India's five-year plans are a relic of its socialist past and are inspired by a similar model in the former Soviet Union. The 10th Plan period started this year.
Vajpayee's government said earlier this month it expected the economy to grow by 5.0 to 5.5 per cent in the current year to March 2003 with a severe drought seen denting output and widening an already yawning fiscal deficit.
The government had earlier estimated this year's gross domestic product would grow six per cent from last year.
The Indian economy, the world's 12th largest, grew by 5.4 per cent in the previous fiscal year.
Analysts say the country, the world's second-most populous, needs double digit growth to wipe out poverty.

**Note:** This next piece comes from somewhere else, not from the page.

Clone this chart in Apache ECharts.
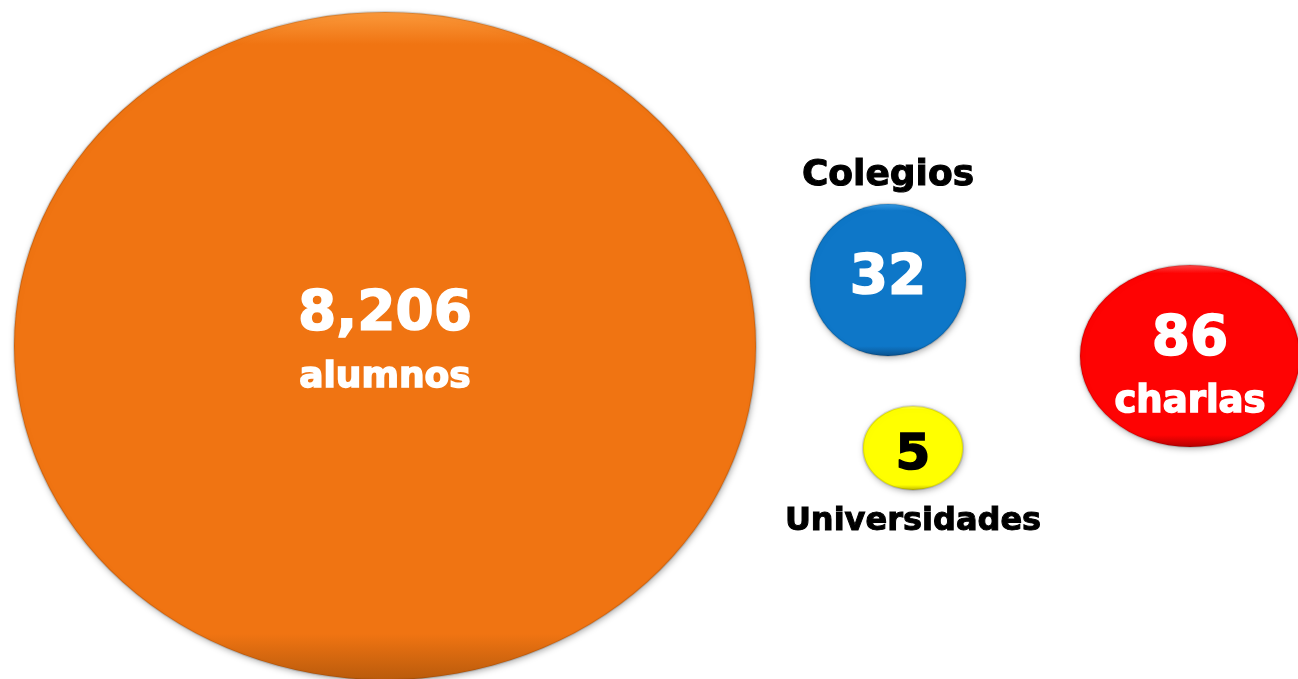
<!DOCTYPE html>
<html>
<head>
<meta charset="utf-8">
<title>Charlas</title>
<script src="https://cdn.jsdelivr.net/npm/echarts@6/dist/echarts.min.js"></script>
<style>
  html, body { margin: 0; padding: 0; background: #fff; }
  #main { width: 1298px; height: 679px; }
</style>
</head>
<body>
<div id="main"></div>
<script>
// datos
var categories = ['alumnos', 'Colegios', 'Universidades', 'charlas'];
var values = [8206, 32, 5, 86];
// donde va el nombre: dentro del globo o fuera (arriba / abajo)
var namePlace = ['inside', 'top', 'bottom', 'inside'];

// posicion y tamaño de cada globo (unidades del eje = px del lienzo)
var layout = {
  alumnos:       { x: 385,  y: 346, w: 742, h: 668, dy: 0,  fs: 36 },
  Colegios:      { x: 888,  y: 280, w: 156, h: 152, dy: -1, fs: 36 },
  Universidades: { x: 913,  y: 448, w: 100, h: 84,  dy: 8,  fs: 32 },
  charlas:       { x: 1190, y: 356, w: 220, h: 182, dy: 15, fs: 37 }
};
var colors = {
  alumnos:       ['#fb9a3c', '#f07412', '#b85a0c'],
  Colegios:      ['#3aa0ea', '#0e77c8', '#0a4f8a'],
  Universidades: ['#ffff7a', '#ffff00', '#b8b000'],
  charlas:       ['#ff5050', '#fe0303', '#b00000']
};

var ellipse = 'path://M0,50A50,50,0,1,1,100,50A50,50,0,1,1,0,50Z';
var font = '"DejaVu Sans", Arial, sans-serif';

function fill(c) {
  return new echarts.graphic.LinearGradient(0, 0, 0, 1, [
    { offset: 0, color: c[0] },
    { offset: 0.05, color: c[1] },
    { offset: 0.93, color: c[1] },
    { offset: 1, color: c[2] }
  ]);
}

function txt(color, size, lh, bw) {
  return {
    color: color, fontSize: size, fontWeight: 'bold', fontFamily: font,
    lineHeight: lh, textBorderColor: color, textBorderWidth: bw == null ? 1.5 : bw,
    textShadowBlur: 0, textShadowColor: 'transparent', opacity: 1
  };
}

var bubbleData = categories.map(function (name, i) {
  var l = layout[name];
  var inside = namePlace[i] === 'inside';
  var rich = {
    num: txt('#fff', 55, 63),
    unit: txt('#fff', l.fs, 63),
    dark: txt('#000', 50, 60)
  };
  return {
    name: name,
    value: [l.x, l.y, values[i]],
    symbolSize: [l.w, l.h],
    itemStyle: { color: fill(colors[name]) },
    label: {
      offset: [0, l.dy],
      rich: rich,
      formatter: inside
        ? '{num|' + values[i].toLocaleString('en-US') + '}\n{unit|' + name + '}'
        : '{' + (name === 'Universidades' ? 'dark' : 'num') + '|' + values[i] + '}'
    }
  };
});

var nameData = [];
categories.forEach(function (name, i) {
  if (namePlace[i] === 'inside') return;
  var l = layout[name];
  nameData.push({
    name: name,
    value: [l.x, l.y],
    symbolSize: [l.w, l.h],
    label: Object.assign(txt('#000', l.fs, l.fs + 4, 1), {
      position: namePlace[i],
      distance: namePlace[i] === 'top' ? 8 : 14,
      formatter: '{b}'
    })
  });
});

var chart = echarts.init(document.getElementById('main'));
chart.setOption({
  animation: false,
  grid: { left: 0, right: 0, top: 0, bottom: 0 },
  xAxis: { type: 'value', min: 0, max: 1298, show: false },
  yAxis: { type: 'value', min: 0, max: 679, inverse: true, show: false },
  series: [
    {
      type: 'scatter',
      symbol: ellipse,
      data: bubbleData,
      itemStyle: {
        opacity: 1,
        borderColor: 'rgba(0,0,0,0.12)',
        borderWidth: 2,
        shadowColor: 'rgba(0,0,0,0.3)',
        shadowBlur: 6,
        shadowOffsetX: 1,
        shadowOffsetY: 2
      },
      label: { show: true, position: 'inside' },
      emphasis: { disabled: true }
    },
    {
      type: 'scatter',
      symbol: ellipse,
      data: nameData,
      itemStyle: { color: 'transparent', opacity: 1 },
      label: { show: true },
      emphasis: { disabled: true },
      silent: true
    }
  ]
});
</script>
</body>
</html>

"Our biggest worry for quite some time has been the management of the fiscal deficit, at both central and state levels," Vajpayee told the meeting attended by central ministers, state chief ministers and senior bureaucrats.
"To ensure fiscal consolidation at both levels we need to enhance revenues and address the problem of untargeted, runaway subsidies."
The prime minister said the country would also face a 'worrisome increase' in unemployment if it did not accelerate economic growth.
India's fiscal deficit -- one of the largest in the world -- is expected to be 5.3 per cent of GDP in the year to March 2003 and the country's worst drought in 15 years and extra spending on food and fertiliser subsidies are expected to widen the gap.
The combined fiscal deficit of the central and state governments is about 10 per cent of GDP and several states are finding it difficult to even pay their employees.
International rating agencies say India's fiscal deficit is the biggest obstacle in the way of the economy realising its full potential.